Book Nook: The dog days of summer


The summer days of July and August are often referred to as the dog days of summer,” for those of us living in the northern hemisphere. This saying originates from the sun rising in the same part of the sky as the Sirius constellation. Early Romans believed that Sirius gave extra heat to the sun and that is why it is so hot during this time of year. But the real reason it is so hot right now has to do with the tilt of the earth as it rotates around the sun.

However, it’s hard not to hear the phrase without thinking about our furry companions. The companionship of dogs and humans has existed for over 15,000 years. These animals have not only helped us in our work, and protected us, but they have also brought us comfort, joy and love.

Our dog Zora is a mess! She is a mutt we rescued from a shelter about six years ago. Part cairn/terrier, part lab she has a horrible underbite, terrier legs, a lab body and tail, and floppy ears that don’t fit her face. This freak of nature can’t hunt, can’t swim, can’t run, but is adored by our entire family. She is also a great companion dog for when you are reading a book.

Literature is full of dog companions and stars. Powerful memories are evoked when names like Clifford, Spot, Biscuit, Cracker, Rin Tin Tin, Scooby-Doo, Snoopy, Togo, Balto, Hachi, Sounder, Buck, White Fang, Lassie, Benji, Old Yeller, Winn Dixie, and more are mentioned. One of my favorite dog books, which is also an old Disney classic movie, is “Bristle Face” by Zachary Ball (1962). Bristle Face is a lot like Zora and is a freak of nature in appearance.

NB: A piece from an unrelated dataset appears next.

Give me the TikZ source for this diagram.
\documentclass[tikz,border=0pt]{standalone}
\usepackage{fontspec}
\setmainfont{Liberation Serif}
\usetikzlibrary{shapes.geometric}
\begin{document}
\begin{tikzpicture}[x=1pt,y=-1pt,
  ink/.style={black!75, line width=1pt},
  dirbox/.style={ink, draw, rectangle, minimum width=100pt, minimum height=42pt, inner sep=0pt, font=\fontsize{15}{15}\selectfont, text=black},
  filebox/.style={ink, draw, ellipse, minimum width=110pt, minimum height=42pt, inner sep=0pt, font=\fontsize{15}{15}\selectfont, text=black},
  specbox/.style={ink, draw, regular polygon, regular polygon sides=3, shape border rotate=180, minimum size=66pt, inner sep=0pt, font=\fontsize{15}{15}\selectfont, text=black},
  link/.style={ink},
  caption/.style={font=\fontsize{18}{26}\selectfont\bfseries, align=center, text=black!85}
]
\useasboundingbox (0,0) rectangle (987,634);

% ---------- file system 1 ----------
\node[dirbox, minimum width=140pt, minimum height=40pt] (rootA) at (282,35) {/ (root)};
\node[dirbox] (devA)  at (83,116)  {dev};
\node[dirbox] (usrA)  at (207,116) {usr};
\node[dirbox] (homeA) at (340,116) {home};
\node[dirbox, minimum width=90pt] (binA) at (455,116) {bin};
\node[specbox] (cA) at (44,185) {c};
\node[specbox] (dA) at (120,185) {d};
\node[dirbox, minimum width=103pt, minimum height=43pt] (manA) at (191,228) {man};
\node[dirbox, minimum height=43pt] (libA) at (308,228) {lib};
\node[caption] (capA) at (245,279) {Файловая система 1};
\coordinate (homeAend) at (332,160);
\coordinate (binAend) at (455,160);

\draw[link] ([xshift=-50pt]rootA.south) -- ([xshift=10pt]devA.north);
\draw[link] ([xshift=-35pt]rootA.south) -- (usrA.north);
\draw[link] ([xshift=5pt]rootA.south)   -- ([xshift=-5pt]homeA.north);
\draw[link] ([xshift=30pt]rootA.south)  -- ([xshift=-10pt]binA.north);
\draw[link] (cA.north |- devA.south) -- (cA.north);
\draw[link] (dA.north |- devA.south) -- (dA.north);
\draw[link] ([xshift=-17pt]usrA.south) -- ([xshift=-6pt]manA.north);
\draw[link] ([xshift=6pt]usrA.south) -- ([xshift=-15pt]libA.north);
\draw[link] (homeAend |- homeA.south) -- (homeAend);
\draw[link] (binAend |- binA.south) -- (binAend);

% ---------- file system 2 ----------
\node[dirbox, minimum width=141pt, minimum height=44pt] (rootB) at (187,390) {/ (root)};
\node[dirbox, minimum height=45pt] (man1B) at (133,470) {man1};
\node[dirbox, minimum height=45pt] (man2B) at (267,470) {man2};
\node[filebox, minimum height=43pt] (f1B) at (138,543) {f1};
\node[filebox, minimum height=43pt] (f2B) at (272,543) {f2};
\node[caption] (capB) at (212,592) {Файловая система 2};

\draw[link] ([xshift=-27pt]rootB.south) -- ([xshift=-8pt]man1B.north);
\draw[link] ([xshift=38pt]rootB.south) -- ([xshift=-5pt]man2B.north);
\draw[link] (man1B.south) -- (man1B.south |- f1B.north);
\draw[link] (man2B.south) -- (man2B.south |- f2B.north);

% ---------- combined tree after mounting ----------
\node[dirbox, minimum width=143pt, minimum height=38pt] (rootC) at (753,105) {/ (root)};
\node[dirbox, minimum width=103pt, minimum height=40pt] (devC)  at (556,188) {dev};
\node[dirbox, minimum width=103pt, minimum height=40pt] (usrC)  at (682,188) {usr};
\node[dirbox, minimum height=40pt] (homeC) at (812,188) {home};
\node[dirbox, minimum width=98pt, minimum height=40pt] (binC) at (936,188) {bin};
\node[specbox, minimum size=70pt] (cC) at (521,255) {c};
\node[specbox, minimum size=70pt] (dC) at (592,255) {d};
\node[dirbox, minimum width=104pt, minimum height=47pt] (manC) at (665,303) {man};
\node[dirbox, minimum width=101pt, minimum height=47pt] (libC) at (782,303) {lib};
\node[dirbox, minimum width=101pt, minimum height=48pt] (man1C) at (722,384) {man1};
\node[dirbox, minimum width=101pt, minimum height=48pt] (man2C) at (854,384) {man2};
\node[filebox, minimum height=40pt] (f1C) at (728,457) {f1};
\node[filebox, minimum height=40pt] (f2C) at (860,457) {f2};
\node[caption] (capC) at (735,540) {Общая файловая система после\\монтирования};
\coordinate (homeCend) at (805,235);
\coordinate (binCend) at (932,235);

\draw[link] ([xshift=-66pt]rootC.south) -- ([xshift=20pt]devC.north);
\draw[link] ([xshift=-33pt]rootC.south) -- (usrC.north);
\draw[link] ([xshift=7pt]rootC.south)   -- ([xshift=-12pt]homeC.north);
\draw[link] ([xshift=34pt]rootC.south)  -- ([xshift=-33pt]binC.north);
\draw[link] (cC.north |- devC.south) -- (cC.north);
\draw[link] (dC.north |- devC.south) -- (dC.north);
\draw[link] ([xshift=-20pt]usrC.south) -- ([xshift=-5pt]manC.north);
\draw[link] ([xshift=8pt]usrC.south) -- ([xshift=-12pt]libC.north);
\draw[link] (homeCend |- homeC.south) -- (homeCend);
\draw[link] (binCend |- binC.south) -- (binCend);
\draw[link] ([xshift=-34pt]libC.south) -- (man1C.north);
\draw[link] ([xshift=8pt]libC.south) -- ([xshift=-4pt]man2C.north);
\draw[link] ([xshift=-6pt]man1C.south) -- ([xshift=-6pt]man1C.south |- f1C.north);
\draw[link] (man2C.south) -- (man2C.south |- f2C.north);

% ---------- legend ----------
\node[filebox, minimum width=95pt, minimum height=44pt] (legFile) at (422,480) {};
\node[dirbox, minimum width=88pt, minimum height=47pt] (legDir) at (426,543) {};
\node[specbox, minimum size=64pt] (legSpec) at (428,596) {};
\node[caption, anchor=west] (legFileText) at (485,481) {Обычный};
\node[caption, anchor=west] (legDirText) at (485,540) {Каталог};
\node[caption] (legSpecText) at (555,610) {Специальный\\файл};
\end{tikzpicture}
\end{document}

He has wiry hairs all over his face that make him look like he has seen the business end of a porcupine. It turns out Bristle Face is the best hunting dog and best friend a boy (or anyone) could have.

To honor Zora, Bristle Face, and all of our furry companions, we offer tribute by providing you with a list of our newest books about dogs. Some of these stories may include visual depictions or descriptions where a dog may be hurt or dies. These are denoted with an asterisk. There is something here for everyone and we hope you are able to enjoy them with your furry companion. (All are available from the Lincoln County Library System and descriptions are taken from our WYLD online catalog database).

“The Finders’’ by Jeffrey Burton — The beginning of a fast-paced new mystery series featuring a heroic golden retriever cadaver dog named Vira and her handler, Mason Reid. Mace must put all his trust in Vira’s abilities to thwart a serial killer who has now set his sights on Mace himself.

“The Truth According to Blue” by Eve Yohalem — Thirteen-year-old Blue Broen teams up with her diabetic alert dog and the spoiled daughter of a vacationing movie star on a treasure hunt to find her family’s ancestral fortune.

”Good Boy: My Life in Seven Dogs” by Jennifer Finney Boylan — A memoir of the transformative power of loving dogs. This is a book about dogs, the love we have for them, and the way that love helps us understand the people we have been.*

“Warrior Dog” by Will Chesney — The powerful true story of a SEAL Team Six member and military dog handler, and the dog that saved his life.*

“Sunny (a Dog Diaries book)” by Kate Klimo — Sunny, a pampered Pekingese dog, narrates the tale of the voyage and sinking of the Titanic.

“Dog Breed Guide: A complete reference to your best friend fur-ever” by Tamara Resler — From dachshunds to Dalmatians and poodles to pugs, this comprehensive guide gives an overview of more than 400 different dog breeds.

“How to Rescue a Family (Furever Yours)” by Teri Wilson — Single father Ryan Carter wants just one thing: a new beginning for his grieving son. That means decamping for small-town North Carolina, adopting a rescue dog...and even proposing to the gorgeous restaurant manager he can’t stop thinking about.

“One-Third Nerd” by Gennifer Choldenko — Ten-year-old Liam and his two younger sisters, precocious third-grader Dakota and second-grader Izzy, who has Down syndrome, face the possibility of losing their beloved dog, Cupcake, who keeps urinating on their apartment’s carpet.*

“Hero Dogs: How a Pack of Rescues, Rejects, and Strays Became America’s Greatest Disaster-search Partners” by Wilma Melville — The incredible memoir of how Wilma Melville turned a band of shelter dogs into one of America’s foremost disaster-response assets in catastrophes from 9/11 to Katrina.*

“I Love You, Fred” by Mick Inkpen — Little ones will laugh out loud as you read Mick and Chloë Inkpen’s delightful second story all about a troublesome little dog who finally discovers his own name.